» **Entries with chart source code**
(begin)

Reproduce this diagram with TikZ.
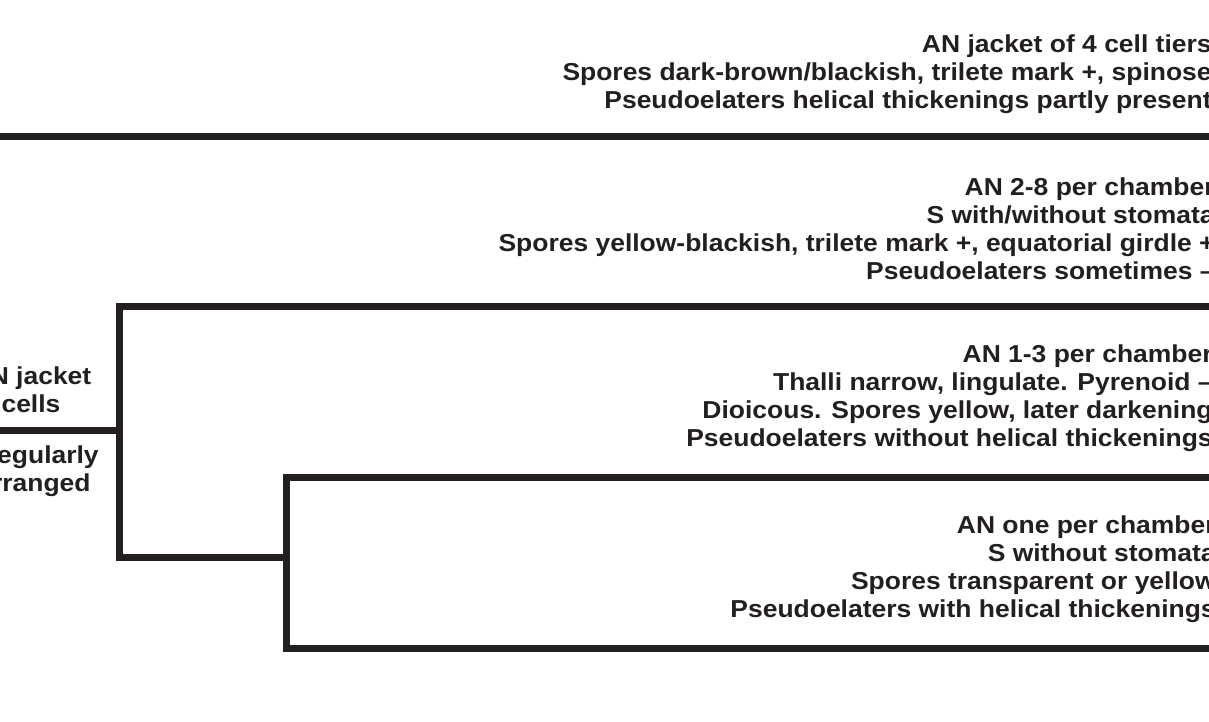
\documentclass[tikz,border=0pt]{standalone}
\usepackage{fontspec}
\newfontfamily\cladefont[FakeStretch=1.08]{Liberation Sans Bold}
\usetikzlibrary{positioning}
\definecolor{inkblack}{HTML}{231F20}

\begin{document}
\begin{tikzpicture}[
    branch/.style={
        draw=inkblack,
        line width=0.14cm,
        line join=miter
    },
    trait/.style={
        text=inkblack,
        inner sep=0pt,
        align=right,
        anchor=north east,
        font=\cladefont\fontsize{13.94pt}{16.1pt}\selectfont
    },
    split/.style={
        trait,
        align=center
    }
]
    \clip (0,0) rectangle (24.18,-14.44);

    % Tree points
    \coordinate (top0) at (-1,-2.74);
    \coordinate (top1) at (25,-2.74);
    \coordinate (root) at (-1,-8.62);
    \coordinate (n1) at (2.38,-8.62);
    \coordinate (n2) at (5.72,-11.16);
    \coordinate (tipB) at (25,-6.14);
    \coordinate (tipC) at (25,-9.56);
    \coordinate (tipD) at (25,-12.96);
    \coordinate (lab) at (0.62,-8.62);

    % Characters of each branch
    \node[trait] (charA) at (24.24,-0.68) {AN jacket of 4 cell tiers\\
        Spores dark-brown/blackish, trilete mark +, spinose\\
        Pseudoelaters helical thickenings partly present};
    \node[trait] (charB) at (24.30,-3.54) {AN 2-8 per chamber\\
        S with/without stomata\\
        Spores yellow-blackish, trilete mark +, equatorial girdle +\\
        Pseudoelaters sometimes –};
    \node[trait] (charC) at (24.26,-6.88) {AN 1-3 per chamber\\
        Thalli narrow, lingulate. Pyrenoid –\\
        Dioicous. Spores yellow, later darkening\\
        Pseudoelaters without helical thickenings};
    \node[trait] (charD) at (24.32,-10.30) {AN one per chamber\\
        S without stomata\\
        Spores transparent or yellow\\
        Pseudoelaters with helical thickenings};

    % Root label, split by the branch
    \node[split, anchor=south, above=0.36cm of lab] (jacket) {AN jacket\\cells};
    \node[split, anchor=north, below=0.28cm of lab, xshift=0.06cm] (arranged) {irregularly\\arranged};

    % Branches
    \draw[branch] (top0) -- (top1);
    \draw[branch] (root) -- (n1);
    \draw[branch] (tipB) -| (n1) |- (n2);
    \draw[branch] (tipC) -| (n2) |- (tipD);

\end{tikzpicture}
\end{document}
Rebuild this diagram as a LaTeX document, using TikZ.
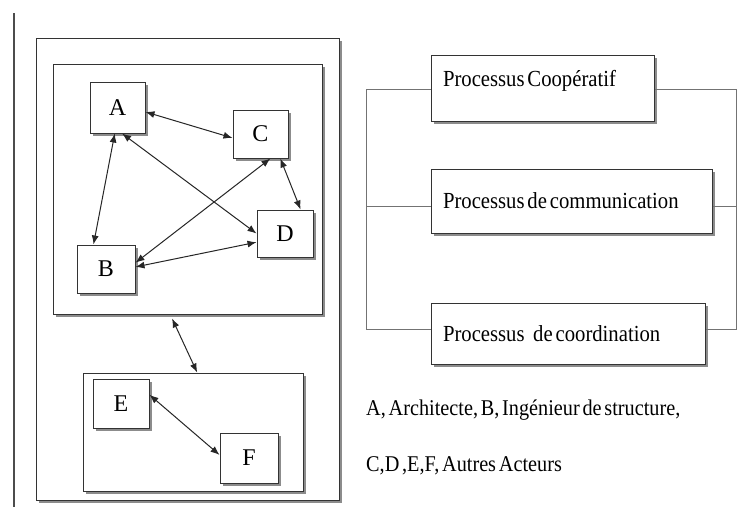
\documentclass[tikz,border=0pt]{standalone}
\usepackage{fontspec}
\setmainfont{Liberation Serif}
\newfontfamily\narrowserif[FakeStretch=0.9,WordSpace=0.55]{Liberation Serif}
\usetikzlibrary{arrows.meta,shadows}
\begin{document}
\begin{tikzpicture}[x=1pt,y=-1pt,
  box/.style={draw=black!80, line width=1pt, fill=white,
    drop shadow={shadow xshift=2.5pt, shadow yshift=-2.5pt, fill=black!45, opacity=1}},
  actor/.style={box, inner sep=0pt, font=\fontsize{24}{24}\selectfont},
  proc/.style={box, inner xsep=12pt, align=flush left, font=\narrowserif\fontsize{23}{24}\selectfont},
  link/.style={line width=1pt, black!85, {Latex[length=9pt,width=7pt]}-{Latex[length=9pt,width=7pt]}},
  bus/.style={line width=1pt, black!55},
  legend/.style={anchor=west, inner sep=0pt, font=\narrowserif\fontsize{22.5}{24}\selectfont}
]
\useasboundingbox (0,0) rectangle (745,507);

% margin rule on the left
\draw[line width=1.6pt, black!70] (14,13) -- (14,507);

% frames of the actor groups
\node[box, minimum width=303pt, minimum height=462pt] (outer) at (187.5,269) {};
\node[box, minimum width=269pt, minimum height=250pt] (grp1) at (187.5,189) {};
\node[box, minimum width=220pt, minimum height=118pt] (grp2) at (193,432) {};

% actors
\node[actor, minimum width=55pt, minimum height=51pt] (A) at (117.5,107.5) {A};
\node[actor, minimum width=55pt, minimum height=48pt] (C) at (260.5,134) {C};
\node[actor, minimum width=56pt, minimum height=47pt] (D) at (285,233.5) {D};
\node[actor, minimum width=58pt, minimum height=48pt] (B) at (106,269) {B};
\node[actor, minimum width=56pt, minimum height=49pt] (E) at (121,403.5) {E};
\node[actor, minimum width=58pt, minimum height=50pt] (F) at (249,458) {F};

% exchanges between actors
\draw[link] (A.-9) -- (C.-172);
\draw[link] (A.-96) -- (B.117);
\draw[link] (A.-80) -- (D.180);
\draw[link] (C.-68) -- (B.12);
\draw[link] (C.-51) -- (D.57);
\draw[link] (B.4) -- (D.-163);
\draw[link] (E.17) -- (F.174);
\draw[link] ([yshift=-4pt]grp1.-97) -- (grp2.86);

% processes
\node[proc, text width=199pt, minimum height=66pt, text height=15pt, text depth=19pt] (P1) at (542.5,88) {Processus Coopératif};
\node[proc, text width=257pt, minimum height=64pt] (P2) at (571.5,201) {Processus de communication};
\node[proc, text width=250pt, minimum height=61pt] (P3) at (568,333.5) {Processus\hspace{0.25em} de coordination};

% side buses joining the processes
\coordinate (lbus) at (366,0);
\coordinate (rbus) at (736,0);
\draw[bus] ([yshift=-1pt]P1.west) -- ([yshift=-1pt]P1.west -| lbus) -- ([yshift=4.5pt]P3.west -| lbus) -- ([yshift=4.5pt]P3.west);
\draw[bus] ([yshift=-5pt]P2.west) -- ([yshift=-5pt]P2.west -| lbus);
\draw[bus] ([yshift=-1pt]P1.east) -- ([yshift=-1pt]P1.east -| rbus) -- ([yshift=4.5pt]P3.east -| rbus) -- ([yshift=4.5pt]P3.east);
\draw[bus] ([yshift=-5pt]P2.east) -- ([yshift=-5pt]P2.east -| rbus);

% legend
\node[legend] (leg1) at (366,410) {A, Architecte, B, Ingénieur de structure,};
\node[legend] (leg2) at (366,466) {C,D ,E,F, Autres Acteurs};
\end{tikzpicture}
\end{document}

(end)

» **Directions for this task**
Within the entries above, give again exactly the lines starting at the one that contains "Rebuild this diagram" and ending at the one that contains "(14,13) -- (14,507);", leaving out the pictures.

» **Result**
Rebuild this diagram as a LaTeX document, using TikZ.
\documentclass[tikz,border=0pt]{standalone}
\usepackage{fontspec}
\setmainfont{Liberation Serif}
\newfontfamily\narrowserif[FakeStretch=0.9,WordSpace=0.55]{Liberation Serif}
\usetikzlibrary{arrows.meta,shadows}
\begin{document}
\begin{tikzpicture}[x=1pt,y=-1pt,
  box/.style={draw=black!80, line width=1pt, fill=white,
    drop shadow={shadow xshift=2.5pt, shadow yshift=-2.5pt, fill=black!45, opacity=1}},
  actor/.style={box, inner sep=0pt, font=\fontsize{24}{24}\selectfont},
  proc/.style={box, inner xsep=12pt, align=flush left, font=\narrowserif\fontsize{23}{24}\selectfont},
  link/.style={line width=1pt, black!85, {Latex[length=9pt,width=7pt]}-{Latex[length=9pt,width=7pt]}},
  bus/.style={line width=1pt, black!55},
  legend/.style={anchor=west, inner sep=0pt, font=\narrowserif\fontsize{22.5}{24}\selectfont}
]
\useasboundingbox (0,0) rectangle (745,507);

% margin rule on the left
\draw[line width=1.6pt, black!70] (14,13) -- (14,507);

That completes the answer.